January 21, 2010 in Nation/World

Haitian virtuoso lost wife, school, but vows to rebuild

Blind violinist’s wife died in Haiti’s earthquake
Michael Sallah McClatchy
 

MIAMI – Somewhere in the dust and blood of his own grave, blind violinist Romel Joseph began to play the strains of Tchaikovsky’s violin concerto.

Even with his left leg pinned in the rubble of his collapsed music school, he moved onto Brahms and then Mozart.

By the time he was pulled from the ruins of the New Victorian School 18 hours later, he had recited every concerto in his mind that he had ever performed during his renowned career.

“I never thought I would get out,” said Joseph, who has already undergone two surgeries at Miami’s Jackson Memorial Hospital to repair his shattered legs. “The earth just opened up.”

Despite his remarkable rescue after last week’s earthquake, the 50-year-old violinist – like so much of his homeland – must now confront wrenching losses.

His pregnant wife, Myslie, 26, perished in the disaster two floors below him. The school where he taught classical music to impoverished Haitians, in the Port-au-Prince neighborhood of Turgeau near the National Palace, is destroyed.

Yet even in the heartache, Joseph said he came to a stark conclusion while lying in the rubble: He needs to rebuild his school and continue teaching children the beauty of classical music.

“As long as Haiti has children, you have a purpose of being there,” said the father of two children from a previous marriage who reside in Miami.

He may not be able to join them. With two severe fractures in his left hand, the Juilliard graduate may not be able to play the violin again.

“Two of my fingers are fractured,” he said from his hospital bed on Wednesday. “At this time, the doctors don’t know.”

Born in poverty in a northern village in Haiti, the middle of five children, Joseph – blind in one eye and barely able to see shadows in the other – was raised by nuns in a boarding school in Port-au-Prince. There, he was first exposed to the string instrument that would become his life’s passion.

With the help of scholarships and a Fulbright grant, he went on to the University of Cincinnati and the Juilliard School, where he earned degrees in violin performance. By the time he trained with the Boston Symphony, he was married with two children to come.

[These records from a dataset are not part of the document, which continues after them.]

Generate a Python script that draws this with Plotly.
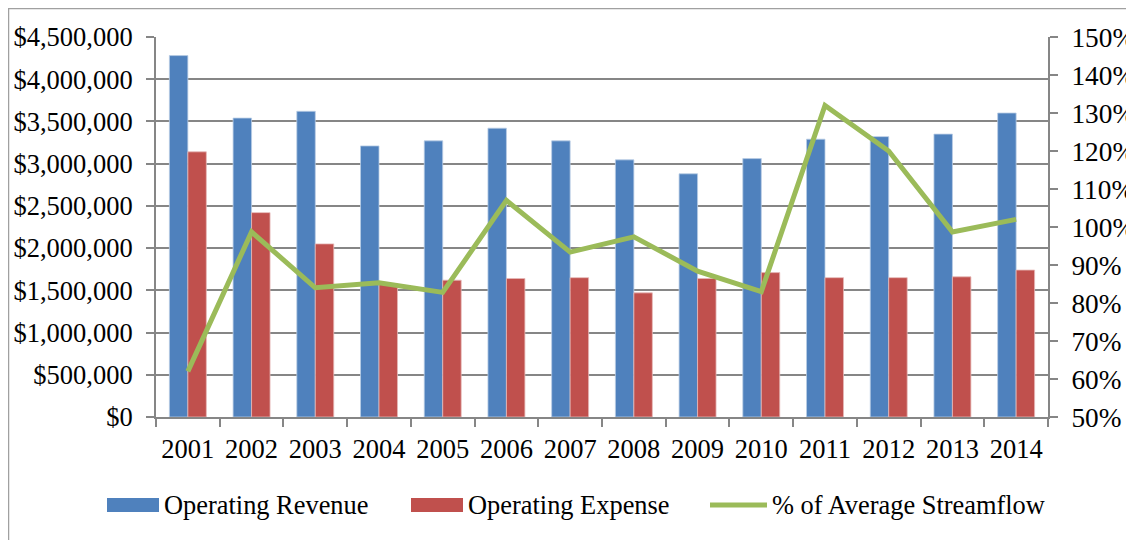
import plotly.graph_objects as go

years = [str(y) for y in range(2001, 2015)]
operating_revenue = [4280000, 3540000, 3620000, 3210000, 3270000, 3420000, 3270000,
                     3045000, 2880000, 3060000, 3290000, 3320000, 3350000, 3600000]
operating_expense = [3140000, 2420000, 2050000, 1580000, 1620000, 1640000, 1650000,
                     1470000, 1640000, 1710000, 1650000, 1650000, 1660000, 1740000]
pct_avg_streamflow = [62, 98.7, 84, 85.3, 82.8, 107, 93.4, 97.4, 88.4, 83, 132, 120, 98.7, 102]

BLUE = "#4F81BD"
RED = "#C0504D"
GREEN = "#9BBB59"
GRID = "#868686"
FONT = "Liberation Serif"

# plot area in page pixels (the page body adds an 8px margin around the figure)
PAGE_OFF = 8
L, R, T, B = 156, 1048, 37, 417
W, H = 1134, 540


def px(x):
    return (x - L) / (R - L)


def py(y):
    return (B - y) / (B - T)


fig = go.Figure()
fig.add_trace(go.Bar(
    x=years, y=operating_revenue, name="Operating Revenue",
    marker={"color": BLUE, "line": {"color": "#B9CDE5", "width": 0.8}},
))
fig.add_trace(go.Bar(
    x=years, y=operating_expense, name="Operating Expense",
    marker={"color": RED, "line": {"color": "#E6B9B8", "width": 0.8}},
))
fig.add_trace(go.Scatter(
    x=years, y=pct_avg_streamflow, name="% of Average Streamflow", yaxis="y2",
    mode="lines", line={"color": GREEN, "width": 5},
))

fig.update_layout(
    width=W, height=H,
    margin={"l": L - PAGE_OFF, "r": W + PAGE_OFF - R, "t": T - PAGE_OFF,
            "b": H + PAGE_OFF - B, "pad": 0, "autoexpand": False},
    paper_bgcolor="white", plot_bgcolor="white",
    font={"family": FONT, "size": 26, "color": "black"},
    barmode="group", bargap=0.42, bargroupgap=0,
    showlegend=False,
    xaxis={
        "type": "category", "tickson": "boundaries", "ticks": "outside",
        "ticklen": 8, "tickwidth": 2, "tickcolor": GRID, "showline": True,
        "linecolor": GRID, "linewidth": 2, "showgrid": False, "tickangle": 0,
        "tickfont": {"size": 26.5}, "ticklabelstandoff": 7, "automargin": False,
    },
    yaxis={
        "range": [0, 4500000], "dtick": 500000, "tickprefix": "$",
        "tickformat": ",d", "showgrid": True, "gridcolor": GRID, "gridwidth": 2,
        "showline": True, "linecolor": GRID, "linewidth": 2, "ticks": "outside",
        "ticklen": 8, "tickwidth": 2, "tickcolor": GRID, "zeroline": False,
        "tickfont": {"size": 26.5}, "ticklabelstandoff": 8, "automargin": False,
    },
    yaxis2={
        "overlaying": "y", "side": "right", "range": [50, 150], "dtick": 10,
        "ticksuffix": "%", "showgrid": False, "showline": True, "linecolor": GRID,
        "linewidth": 2, "ticks": "outside", "ticklen": 8, "tickwidth": 2,
        "tickcolor": GRID, "zeroline": False, "tickfont": {"size": 27.3},
        "ticklabelstandoff": 8, "automargin": False,
    },
)

# outer chart border
fig.add_shape(type="rect", xref="paper", yref="paper",
              x0=px(8.5), x1=px(1140), y0=py(546), y1=py(8.5),
              line={"color": "#A0A0A0", "width": 1.5}, layer="below")

# legend: wide swatches like the spreadsheet original
legend_y = 505
legend_items = [
    ("rect", BLUE, "Operating Revenue", 107, 159),
    ("rect", RED, "Operating Expense", 411, 463),
    ("line", GREEN, "% of Average Streamflow", 710, 767),
]
for kind, color, label, x0, x1 in legend_items:
    if kind == "rect":
        fig.add_shape(type="rect", xref="paper", yref="paper",
                      x0=px(x0), x1=px(x1), y0=py(legend_y + 7), y1=py(legend_y - 7),
                      fillcolor=color, line={"width": 0})
    else:
        fig.add_shape(type="line", xref="paper", yref="paper",
                      x0=px(x0), x1=px(x1), y0=py(legend_y), y1=py(legend_y),
                      line={"color": color, "width": 5})
    fig.add_annotation(xref="paper", yref="paper", x=px(x1 + 3), y=py(legend_y),
                       text=label, showarrow=False, xanchor="left", yanchor="middle",
                       font={"size": 26.4})

fig.write_html("out.html")
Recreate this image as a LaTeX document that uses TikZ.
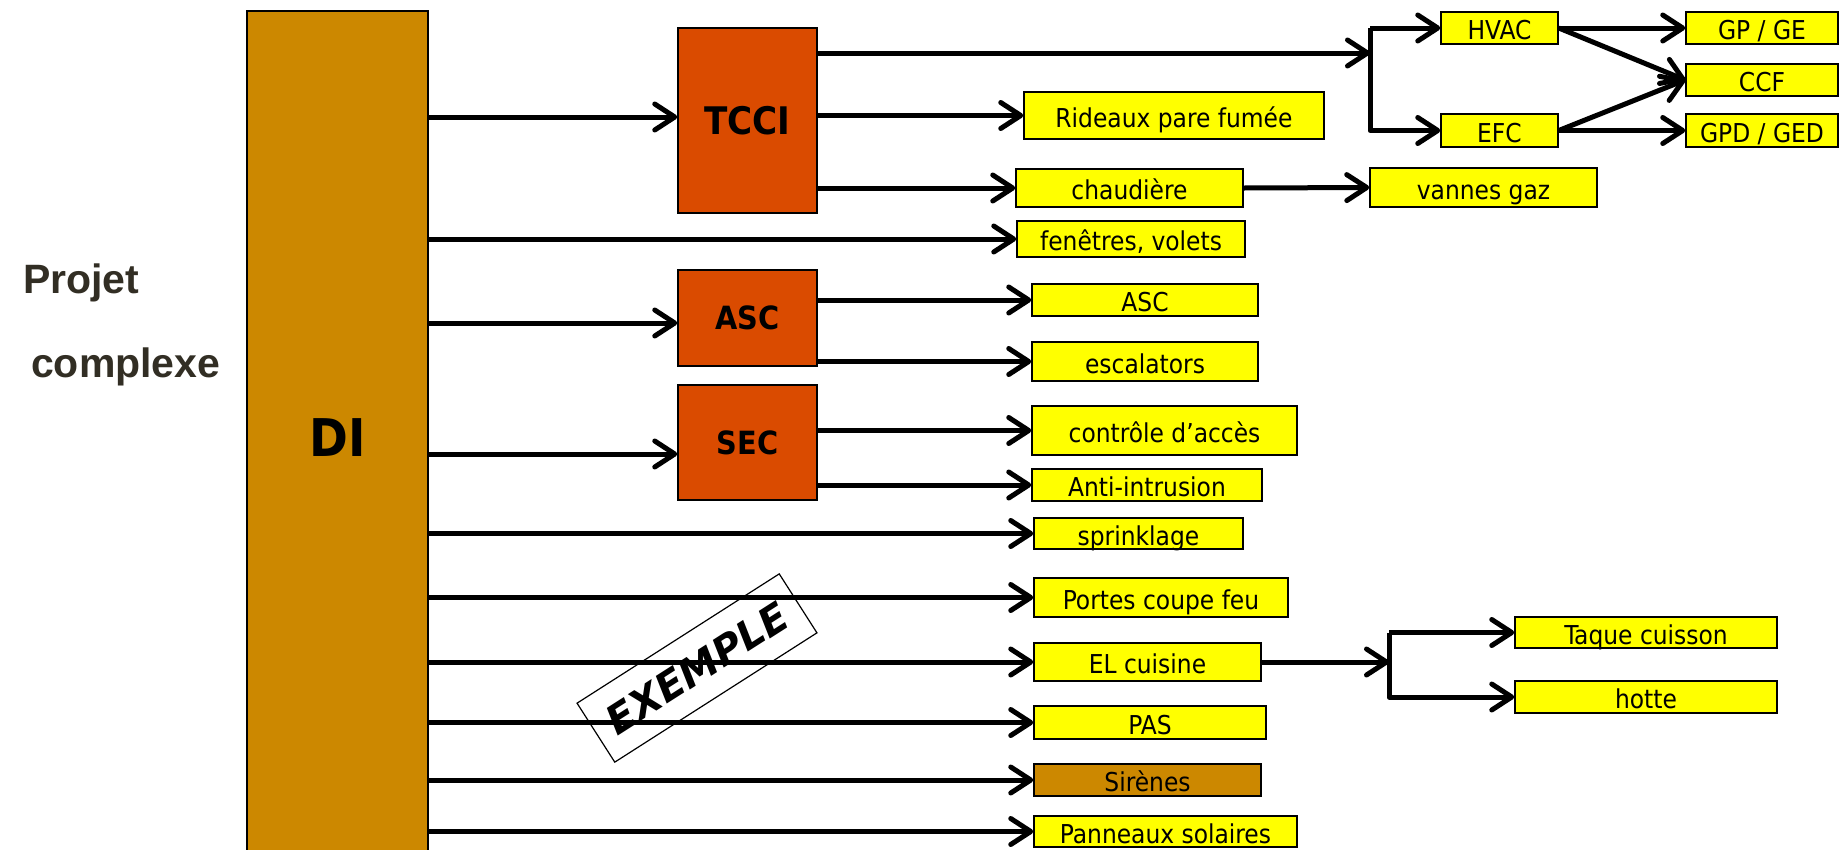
\documentclass[tikz,border=0pt]{standalone}
\usepackage{fontspec}
\setmainfont{DejaVu Sans Condensed}
\newfontfamily\projetfont{Liberation Sans}
\newfontfamily\tagfont{DejaVu Sans}
\usetikzlibrary{arrows.meta}
\definecolor{jaune}{RGB}{255,255,0}
\definecolor{ocre}{RGB}{204,136,0}
\definecolor{rouille}{RGB}{218,75,0}
\definecolor{encre}{RGB}{50,46,36}

\begin{document}
\begin{tikzpicture}[x=1pt, y=-1pt,
    cadre/.style={draw, inner sep=0pt, line width=1.5pt},
    jaune/.style={cadre, fill=jaune, text height=26pt, text depth=3pt, font=\fontsize{26}{30}\selectfont},
    lot/.style={cadre, fill=rouille, minimum width=139pt, font=\bfseries\fontsize{32}{36}\selectfont},
    fleche/.style={line width=5pt, -{Straight Barb[round,length=20pt,width=26pt]}},
    trait/.style={line width=5pt}]
  \useasboundingbox[fill=white] (0,0) rectangle (1847,849);

  % bloc principal
  \node[cadre, line width=2pt, fill=ocre, minimum width=181pt, minimum height=859pt] (DI) at (337.5,440.5) {};
  \node[font=\bfseries\fontsize{52}{56}\selectfont] (DItxt) at (337.5,438) {DI};
  \node[anchor=base west, text=encre, inner sep=0pt, font=\projetfont\bfseries\fontsize{41}{45}\selectfont] (projet) at (23,293) {Projet};
  \node[anchor=base west, text=encre, inner sep=0pt, font=\projetfont\bfseries\fontsize{41}{45}\selectfont] (complexe) at (31,377) {complexe};

  % lots
  \node[lot, minimum height=185pt, font=\bfseries\fontsize{38}{42}\selectfont] (tcci) at (747.5,120.5) {TCCI};
  \node[lot, minimum height=96pt] (asc) at (747.5,318) {ASC};
  \node[lot, minimum height=115pt] (sec) at (747.5,442.5) {SEC};

  % equipements
  \node[jaune, minimum width=300pt, minimum height=47pt] (rideaux) at (1174,115.5) {Rideaux pare fumée};
  \node[jaune, minimum width=227pt, minimum height=38pt] (chaud) at (1129.5,188) {chaudière};
  \node[jaune, minimum width=228pt, minimum height=36pt] (fenetres) at (1131,239) {fenêtres, volets};
  \node[jaune, minimum width=226pt, minimum height=32pt] (ascy) at (1145,300) {ASC};
  \node[jaune, minimum width=226pt, minimum height=39pt] (escal) at (1145,361.5) {escalators};
  \node[jaune, minimum width=265pt, minimum height=49pt] (controle) at (1164.5,430.5) {contrôle d’accès};
  \node[jaune, minimum width=230pt, minimum height=32pt] (anti) at (1147,485) {Anti-intrusion};
  \node[jaune, minimum width=209pt, minimum height=31pt] (sprink) at (1138.5,533.5) {sprinklage};
  \node[jaune, minimum width=254pt, minimum height=39pt] (portes) at (1161,597.5) {Portes coupe feu};
  \node[jaune, minimum width=227pt, minimum height=38pt] (elc) at (1147.5,662) {EL cuisine};
  \node[jaune, minimum width=232pt, minimum height=33pt] (pas) at (1150,722.5) {PAS};
  \node[jaune, fill=ocre, minimum width=227pt, minimum height=32pt] (sirenes) at (1147.5,780) {Sirènes};
  \node[jaune, minimum width=263pt, minimum height=31pt] (panneaux) at (1165.5,831.5) {Panneaux solaires};
  \node[jaune, minimum width=227pt, minimum height=39pt] (vannes) at (1483.5,187.5) {vannes gaz};
  \node[jaune, minimum width=117pt, minimum height=32pt] (hvac) at (1499.5,28) {HVAC};
  \node[jaune, minimum width=117pt, minimum height=33pt] (efc) at (1499.5,130.5) {EFC};
  \node[jaune, minimum width=152pt, minimum height=32pt] (gpge) at (1762,28) {GP / GE};
  \node[jaune, minimum width=152pt, minimum height=32pt] (ccf) at (1762,80) {CCF};
  \node[jaune, minimum width=152pt, minimum height=33pt] (gpd) at (1762,130.5) {GPD / GED};
  \node[jaune, minimum width=262pt, minimum height=31pt] (taque) at (1646,632.5) {Taque cuisson};
  \node[jaune, minimum width=262pt, minimum height=32pt] (hotte) at (1646,697) {hotte};

  % tampon
  \node[draw, line width=1.2pt, rotate=32.6, minimum width=240pt, minimum height=70pt,
        font=\tagfont\bfseries\itshape\fontsize{40}{44}\selectfont] (exemple) at (697,668) {EXEMPLE};

  % points de branchement
  \coordinate (eTCCI) at ([yshift=3.5pt]tcci.west);
  \coordinate (eASC) at ([yshift=-5pt]asc.west);
  \coordinate (eSEC) at ([yshift=-11.5pt]sec.west);
  \coordinate (br1) at (1370,53);
  \coordinate (br2) at (1389,662);

  % depuis DI
  \draw[fleche] (DI.east |- eTCCI) -- (eTCCI);
  \draw[fleche] (DI.east |- fenetres.west) -- (fenetres.west);
  \draw[fleche] (DI.east |- eASC) -- (eASC);
  \draw[fleche] (DI.east |- eSEC) -- (eSEC);
  \draw[fleche] (DI.east |- sprink.west) -- (sprink.west);
  \draw[fleche] (DI.east |- portes.west) -- (portes.west);
  \draw[fleche] (DI.east |- elc.west) -- (elc.west);
  \draw[fleche] (DI.east |- pas.west) -- (pas.west);
  \draw[fleche] (DI.east |- sirenes.west) -- (sirenes.west);
  \draw[fleche] (DI.east |- panneaux.west) -- (panneaux.west);

  % depuis les lots
  \draw[fleche] (tcci.east |- br1) -- (br1);
  \draw[fleche] (tcci.east |- rideaux.west) -- (rideaux.west);
  \draw[fleche] (tcci.east |- chaud.west) -- (chaud.west);
  \draw[fleche] (asc.east |- ascy.west) -- (ascy.west);
  \draw[fleche] (asc.east |- escal.west) -- (escal.west);
  \draw[fleche] (sec.east |- controle.west) -- (controle.west);
  \draw[fleche] (sec.east |- anti.west) -- (anti.west);

  % branches
  \draw[fleche] (chaud.east) -- (vannes.west);
  \draw[fleche] (br1 |- hvac.west) -- (hvac.west);
  \draw[fleche, line join=round] (br1 |- hvac.west) -- (br1 |- efc.west) -- (efc.west);
  \draw[fleche] (hvac.east) -- (gpge.west);
  \draw[fleche] (hvac.east) -- (ccf.west);
  \draw[fleche] (efc.east) -- (ccf.west);
  \draw[fleche] (efc.east) -- (gpd.west);
  \draw[fleche] (elc.east) -- (br2);
  \draw[fleche] (br2 |- taque.west) -- (taque.west);
  \draw[fleche, line join=round] (br2 |- taque.west) -- (br2 |- hotte.west) -- (hotte.west);
\end{tikzpicture}
\end{document}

Instead of launching his own musical career in the United States, he turned to help the poorest of the poor in Haiti.

“He could have recorded. He could have done so many things. But he wanted to go back,” said his daughter, Victoria, 22, a senior music major at the University of Miami.

After opening his private, nonprofit school in 1991, he began providing music and general education to grade-school children. Students are able to attend through scholarships and private funding.

It was while he was trapped in the twisted metal and concrete blocks – cramped, trembling and alone – that he said his life’s arc passed through his mind.

He thought of his daughter and son, Bradley, 17. He thought of his pregnant wife, whom he married in October. He thought of his students, who were out of the building when the quake struck.

Joseph just as easily could have been with his wife when the concrete, five-story school was ripped into pieces. He had just left their apartment on the first floor when he walked to the third floor of the school to deliver a phone message to a friend. “I was on the balcony,” he said.

Suddenly, he was thrust over the side – the floors crashing on top of him and pinning him into what he now calls “a grave.”

“I didn’t know what happened,” he said. “I’m way down. I keep calling: ‘Can anyone hear me?’ I spent my first two hours trying to look for ways to get out.”

At some point, he began to calm his breathing and decided to whisper a prayer.

“I’ve never been someone you would call religious,” he said. “I’m not a pastor, and I’m not a church person. But I just said, ‘Either I survive this, and if I do, I want you to tell me what to do.’ ”

He said he began to reflect on “all the things that Jesus has done for me,” and in the passing hours, he said he was struck by what he called two commands: Rebuild the school, and teach the children of Haiti.

He said he began to hear voices of people outside the rubble searching for him, including his friend from the third floor.

While he waited, he began to play the concertos in his mind – musical works in which a solo instrument, such as a violin, is accompanied by an orchestra.

Bleeding and battered, he was pulled out last Wednesday, his legs fractured with deep cuts. Nails took chunks from his flesh.

A dual citizen of Haiti and the United States, he managed to get a hospital flight to Homestead, Fla., on Friday and was whisked to the hospital.

Daughter Victoria, the music major, said her father is driven to rebuild, partly as a way to deal with the pain of his wife’s death.

“He always told me that the secret of living in Haiti is that you can’t save the whole country. You have to do it one person, one child, one situation at a time and hope that that one person will help another,” Victoria said.